I was reading Thinking, Fast and Slow by Daniel Kahneman the other day when a particular phrase gave me pause.
“…you think with your body, not only with your brain.”
As a career-long moderator, I have always felt energy when I walk into a focus group room. Within an instant, I can feel whether it’s going to be an easy conversation or a more difficult one. Over the years, I felt that, perhaps, I had just become attuned to people and their emotions. But, Kahneman’s book made me realize there are likely other forces at work in my speedy interpretation of people.
Namely, body language.
Perhaps, over the years, rather than accurately reading group energy, I had become highly skilled at quickly reading their body language. If you are a student of psychology, you learn that although people may think they are controlling the signs they are emitting with their face and body, that much of this occurs subconsciously and is, therefore, not under their control.
In fact, research conducted by Dr. Albert Mehrabian, author of Silent Messages, reveals that 55% of communication occurs through body language cues, like; facial expressions, gestures and posture. (Source: The Nonverbal Group)
So, what are some of the more obvious cues that can help you understand what people are thinking … without uttering one word?
1. Microexpressions: Look at the forehead and eyebrows to detect small nuances that can show fear, disbelief or lying.
2. Eye Contact: Steady eye contact can indicate a desire to connect, while shifting eyes may suggest a desire to hide something.
3. Arms: When an individual crosses their arms, they may be indicating they are closed off to others or, perhaps, not receptive to a specific topic or person.
4. Twitching: Movement of legs, feet or arms can signify anxiousness, discomfort or intimidation.

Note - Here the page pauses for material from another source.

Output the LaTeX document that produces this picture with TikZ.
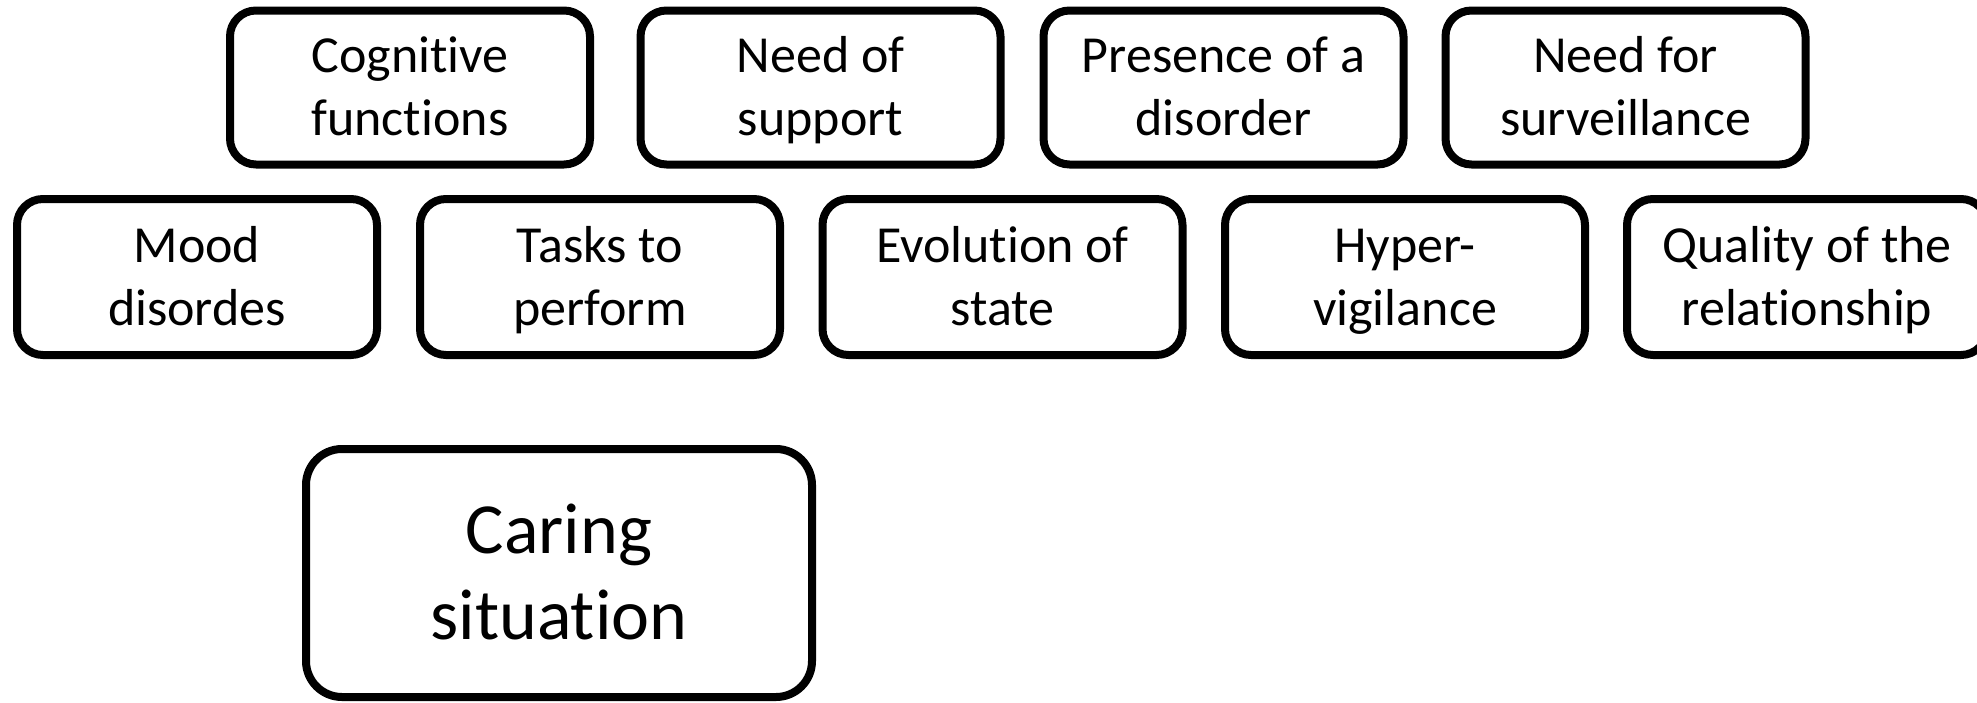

5. Leaning: Positioning one’s body toward someone indicates attentiveness, while leaning away suggests disinterest.
6. Proximity: Being close generally indicates greater openness and warmth, although distance is also governed by cultural nuances.
7. Mirrored Actions: When someone mimics another’s actions, it generally indicates a desire to establish rapport.
8. Gestures: Passion for a topic is often shown via elaborate or expressive gestures.
Clearly, these are general rules-of-thumb that can vary from person to person; however, they can offer great insight into the emotions people are feeling … often subconsciously.